Member of the New Jersey General Assembly from the 35th Legislative District
- In office November 9, 2007 – January 10, 2012 Serving with Nellie Pou
- Preceded by: Alfred E. Steele
- Succeeded by: Benjie E. Wimberly Shavonda E. Sumter

Personal details
- Born: June 6, 1943 (age 83)
- Party: Democratic

= Elease Evans =

American Democratic Party politician

Elease Evans (born June 6, 1943) is an American Democratic Party politician who served in the New Jersey General Assembly from November 2007 until January 2012, representing the 35th legislative district. Evans held a seat that was vacated by former Assemblyman Alfred E. Steele on September 10, 2007. She was first sworn into the Assembly on November 9, 2007.
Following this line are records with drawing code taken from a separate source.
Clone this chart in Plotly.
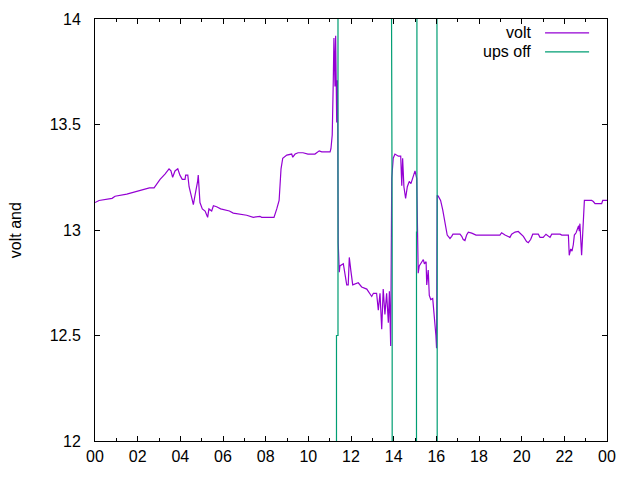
import plotly.graph_objects as go

# ---- data ----
volt_t = [0.00, 0.19, 0.80, 0.94, 1.49, 1.83, 2.19, 2.55, 2.77, 2.89, 3.05, 3.28, 3.47, 3.56, 3.64,
          3.75, 3.88, 3.98, 4.09, 4.22, 4.25, 4.35, 4.41, 4.53, 4.61, 4.69, 4.77, 4.81, 4.84, 4.92,
          5.03, 5.16, 5.28, 5.34, 5.47, 5.55, 5.70, 5.89, 6.30, 6.48, 7.11, 7.42, 7.73, 7.81, 8.39,
          8.44, 8.52, 8.63, 8.67, 8.72, 8.80, 8.99, 9.22, 9.27, 9.38, 9.52, 9.75, 9.98, 10.31, 10.51,
          10.63, 11.02, 11.06, 11.12, 11.17, 11.20, 11.25, 11.28, 11.33, 11.36, 11.38, 11.39, 11.40,
          11.45, 11.48, 11.64, 11.72, 11.80, 11.87, 11.92, 11.99, 12.08, 12.34, 12.50, 12.74, 12.86,
          12.97, 13.05, 13.20, 13.28, 13.36, 13.44, 13.51, 13.59, 13.67, 13.75, 13.80, 13.86, 13.88,
          13.91, 13.98, 14.06, 14.22, 14.33, 14.38, 14.42, 14.48, 14.56, 14.64, 14.73, 14.81, 14.89,
          15.00, 15.08, 15.10, 15.15, 15.20, 15.31, 15.39, 15.44, 15.52, 15.55, 15.62, 15.67, 15.74,
          15.83, 15.89, 15.94, 15.98, 16.01, 16.04, 16.09, 16.20, 16.30, 16.37, 16.45, 16.51, 16.56,
          16.64, 16.72, 16.78, 17.11, 17.19, 17.26, 17.34, 17.42, 17.50, 17.66, 17.86, 18.98, 19.06,
          19.22, 19.33, 19.45, 19.53, 19.69, 19.84, 19.92, 20.08, 20.23, 20.31, 20.42, 20.52, 20.78,
          20.86, 21.01, 21.14, 21.33, 21.41, 21.80, 21.88, 22.19, 22.23, 22.30, 22.36, 22.42, 22.47,
          22.55, 22.61, 22.67, 22.70, 22.73, 22.81, 22.89, 22.94, 23.28, 23.36, 23.44, 23.75, 23.80,
          24.00]
volt_v = [13.13, 13.14, 13.15, 13.16, 13.17, 13.18, 13.19, 13.20, 13.20, 13.22, 13.24, 13.265, 13.29,
          13.28, 13.25, 13.28, 13.29, 13.26, 13.24, 13.24, 13.26, 13.26, 13.205, 13.155, 13.12, 13.165,
          13.20, 13.23, 13.26, 13.13, 13.10, 13.09, 13.06, 13.10, 13.09, 13.115, 13.11, 13.10, 13.09,
          13.08, 13.07, 13.06, 13.065, 13.06, 13.06, 13.08, 13.10, 13.14, 13.24, 13.29, 13.34, 13.355,
          13.36, 13.345, 13.36, 13.366, 13.366, 13.36, 13.36, 13.375, 13.37, 13.37, 13.385, 13.45,
          13.71, 13.91, 13.68, 13.92, 13.51, 13.71, 13.50, 13.29, 12.94, 12.80, 12.83, 12.84, 12.795,
          12.74, 12.74, 12.87, 12.81, 12.74, 12.75, 12.73, 12.72, 12.70, 12.685, 12.70, 12.70, 12.62,
          12.70, 12.53, 12.72, 12.60, 12.70, 12.56, 12.71, 12.45, 12.80, 13.245, 13.34, 13.36, 13.35,
          13.35, 13.21, 13.34, 13.205, 13.15, 13.205, 13.23, 13.22, 13.25, 13.28, 13.245, 12.99,
          12.795, 12.83, 12.85, 12.86, 12.84, 12.85, 12.74, 12.81, 12.69, 12.67, 12.675, 12.61, 12.56,
          12.50, 12.44, 13.165, 13.16, 13.14, 13.095, 13.055, 13.015, 12.976, 12.97, 12.96, 12.97,
          12.98, 12.98, 12.97, 12.955, 12.95, 12.976, 12.99, 12.985, 12.976, 12.976, 12.987, 12.976,
          12.97, 12.965, 12.98, 12.99, 12.993, 12.985, 12.97, 12.945, 12.94, 12.955, 12.98, 12.98,
          12.965, 12.965, 12.98, 12.965, 12.98, 12.98, 12.976, 12.976, 12.88, 12.91, 12.90, 12.93,
          12.976, 12.987, 13.0, 13.02, 12.995, 13.03, 12.88, 13.01, 13.14, 13.14, 13.135, 13.125,
          13.125, 13.14, 13.14]

ups_t = [0, 11.32, 11.32, 11.39, 11.39, 13.90, 13.90, 13.93, 13.93, 15.07, 15.07, 15.09, 15.09,
         16.01, 16.01, 16.04, 16.04, 24]
ups_v = [0, 0, 12.5, 12.5, 100, 100, 13.0, 13.0, 0, 0, 12.99, 12.99, 100, 100, 13.0, 13.0, 0, 0]

tick_hours = list(range(0, 25, 2))
tick_text = ["00", "02", "04", "06", "08", "10", "12", "14", "16", "18", "20", "22", "00"]
series_names = ["volt", "ups off"]
colors = ["#9400D3", "#009E73"]

FONT = "Liberation Sans, Arial, sans-serif"

fig = go.Figure()
fig.add_trace(go.Scatter(x=volt_t, y=volt_v, mode="lines", name=series_names[0],
                         line=dict(color=colors[0], width=1.2)))
fig.add_trace(go.Scatter(x=ups_t, y=ups_v, mode="lines", name=series_names[1],
                         line=dict(color=colors[1], width=1.2)))

fig.update_layout(
    width=640, height=480,
    margin=dict(l=95, r=33, t=19, b=39),
    paper_bgcolor="white", plot_bgcolor="white",
    showlegend=False,
    font=dict(family=FONT, size=16, color="black"),
)
fig.update_xaxes(range=[0, 24], tickvals=tick_hours, ticktext=tick_text, automargin=False,
                 showgrid=False, zeroline=False, showline=True, linecolor="black", linewidth=1,
                 mirror="ticks", ticks="inside", ticklen=5, tickcolor="black",
                 ticklabelstandoff=1,
                 minor=dict(dtick=1, tick0=0, ticks="inside", ticklen=3, tickcolor="black", showgrid=False))
fig.update_yaxes(range=[12, 14], tickvals=[12, 12.5, 13, 13.5, 14], automargin=False,
                 ticktext=["12", "12.5", "13", "13.5", "14"],
                 showgrid=False, zeroline=False, showline=True, linecolor="black", linewidth=1,
                 mirror="ticks", ticks="inside", ticklen=5, tickcolor="black",
                 ticklabelstandoff=10)

# y-axis title
fig.add_annotation(text="volt and", xref="paper", yref="paper", x=-0.156, y=0.5,
                   textangle=-90, showarrow=False, xanchor="center", yanchor="middle",
                   font=dict(family=FONT, size=16))

# gnuplot style key (text then sample)
key_y = [0.967, 0.922]
for name, col, ky in zip(series_names, colors, key_y):
    fig.add_annotation(text=name, xref="paper", yref="paper", x=0.856, y=ky,
                       xanchor="right", yanchor="middle", showarrow=False,
                       font=dict(family=FONT, size=16))
    fig.add_shape(type="line", xref="paper", yref="paper", x0=0.879, x1=0.965, y0=ky, y1=ky,
                  line=dict(color=col, width=1.2))

fig.write_html("out.html")
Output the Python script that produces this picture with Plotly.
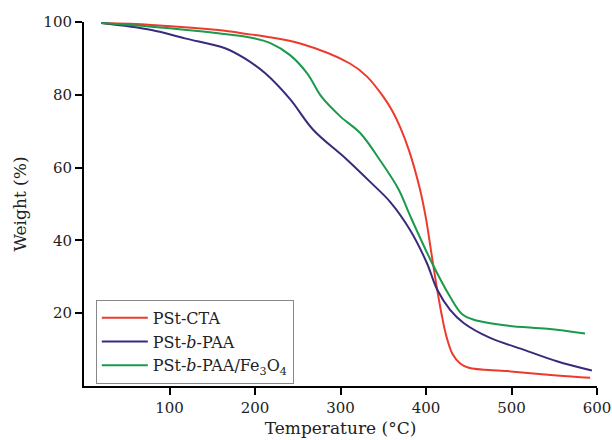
import plotly.graph_objects as go

# PSt-CTA
x_cta = [20, 79, 157, 194, 212, 253, 311, 331, 350, 360, 370, 380, 393, 400, 406, 412, 418, 424, 431, 440, 450, 495, 553, 592]
y_cta = [99.7, 99.2, 97.8, 96.6, 96.0, 94.1, 88.6, 85.0, 79.5, 75.8, 71.0, 64.8, 54.0, 46.0, 37.0, 28.0, 20.0, 13.5, 8.8, 6.2, 5.0, 4.1, 2.9, 2.25]

# PSt-b-PAA
x_paa = [20, 79, 118, 165, 188, 212, 241, 268, 307, 335, 358, 381, 401, 413, 428, 444, 475, 514, 553, 594]
y_paa = [99.7, 97.8, 95.5, 92.8, 90.0, 85.9, 78.8, 70.4, 62.3, 56.0, 50.6, 43.0, 33.8, 26.5, 21.0, 17.3, 13.2, 10.0, 6.8, 4.25]

# PSt-b-PAA/Fe3O4
x_fe = [20, 79, 157, 196, 218, 241, 261, 278, 300, 323, 346, 368, 381, 407, 428, 442, 456, 495, 542, 586]
y_fe = [99.7, 98.7, 96.9, 95.7, 94.2, 90.9, 85.9, 79.4, 74.0, 69.5, 62.1, 54.0, 47.0, 33.8, 24.6, 19.8, 18.2, 16.6, 15.7, 14.4]

names = ["PSt-CTA", "PSt-<i>b</i>-PAA", "PSt-<i>b</i>-PAA/Fe<sub>3</sub>O<sub>4</sub>"]
colors = ["#EE3A2E", "#3B2A7C", "#1A9A4A"]

FONT = "DejaVu Serif"

fig = go.Figure()
for xs, ys, nm, c in zip([x_cta, x_paa, x_fe], [y_cta, y_paa, y_fe], names, colors):
    fig.add_trace(go.Scatter(x=xs, y=ys, mode="lines", name=nm,
                             line=dict(color=c, width=2, shape="spline", smoothing=1.0)))

fig.update_layout(
    width=612, height=440,
    margin=dict(l=84, r=15, t=22, b=54),
    plot_bgcolor="white", paper_bgcolor="white",
    font=dict(family=FONT, size=15, color="#222"),
    showlegend=True,
    legend=dict(x=0.023, y=0.237, xanchor="left", yanchor="top",
                bordercolor="#888", borderwidth=1, bgcolor="white",
                font=dict(family=FONT, size=16), tracegroupgap=0,
                itemwidth=46),
    xaxis=dict(range=[0, 600], tickvals=[100, 200, 300, 400, 500, 600],
               showline=True, linecolor="black", linewidth=2,
               ticks="outside", ticklen=7, tickwidth=1.5, tickcolor="black",
               tickfont=dict(size=15), ticklabeloverflow="allow",
               showgrid=False, zeroline=False, automargin=False,
               title=dict(text="Temperature (°C)", font=dict(size=17), standoff=6)),
    yaxis=dict(range=[0, 100], tickvals=[20, 40, 60, 80, 100],
               showline=True, linecolor="black", linewidth=2,
               ticks="outside", ticklen=7, tickwidth=1.5, tickcolor="black",
               tickfont=dict(size=15),
               showgrid=False, zeroline=False, automargin=False,
               title=dict(text="Weight (%)", font=dict(size=17), standoff=12)),
)

fig.write_html("out.html")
Evans served on the Passaic County Board of Chosen Freeholders starting in 2002 and was selected by her fellow Freeholders to serve as Freeholder Director since 2004. On January 2, 2007, Evans was unanimously chosen to serve a fourth term as Freeholder Director.

As Freeholder Director, Evans earned an $1,000 on top of her $28,500 annual freeholder salary, presided over public meetings and was responsible for appointing board members to committees.

She simultaneously held a seat in the New Jersey General Assembly and as Freeholder. This dual position, often called double dipping, is allowed under a grandfather clause in the state law enacted by the New Jersey Legislature and signed into law by Governor of New Jersey Jon Corzine in September 2007 that prevents dual-office-holding but allows those who had held both positions as of February 1, 2008, to retain both posts. She did not seek re-election to her Freeholder seat in 2007, though.

==Biography==
Evans served in the Assembly on the Labor Committee (as vice-chair), the Human Services Committee and the Law and Public Safety Committee.

Evans is a graduate of Passaic County Vocational and Technical High School (now the Passaic County Technical Institute). She attended William Paterson College (now William Paterson University) where she majored in Sociology and was inducted into the Sociology Honor Society. Evans also received her Certification in Life Skills / Career Counseling from Columbia University.

Evans spent 33 years at the Passaic County Board of Social Services before retiring in 2002, after her election to the Passaic County Board of Chosen Freeholders. At the Passaic County Board of Social Services, Evans started as a clerk/typist position and was promoted to Senior Training Technician. While at the Board of Social Services, Evans served 24 years as the Vice President of the Professional Workers Association.

Evans currently serves on the Boards of the YMCA of Clifton & Passaic and Eva's Shelter in Paterson, and as a Commissioner of the Paterson Parking Authority. She has previously served as President of the Paterson branch of the NAACP, as chair of the board of directors for the Greater Paterson OIC, and as a member of the Mayor's Task Force on Crime and Drugs. She has been an active member of the Calvary Baptist Church in Paterson since 1979, and has served her church in many capacities including Sunday school teacher, usher, and member of both their Civil Rights Commission and Board of Christian Education.

Evans and her husband Billie are longtime residents of Paterson's Eastside. Evans is a mother of two sons, Don and Patrick, and daughter, Karen, and is also a grandmother of nine.

Evans did not run for re-election to the Assembly in 2011, thereby ending her service to the legislature effective January 9, 2012.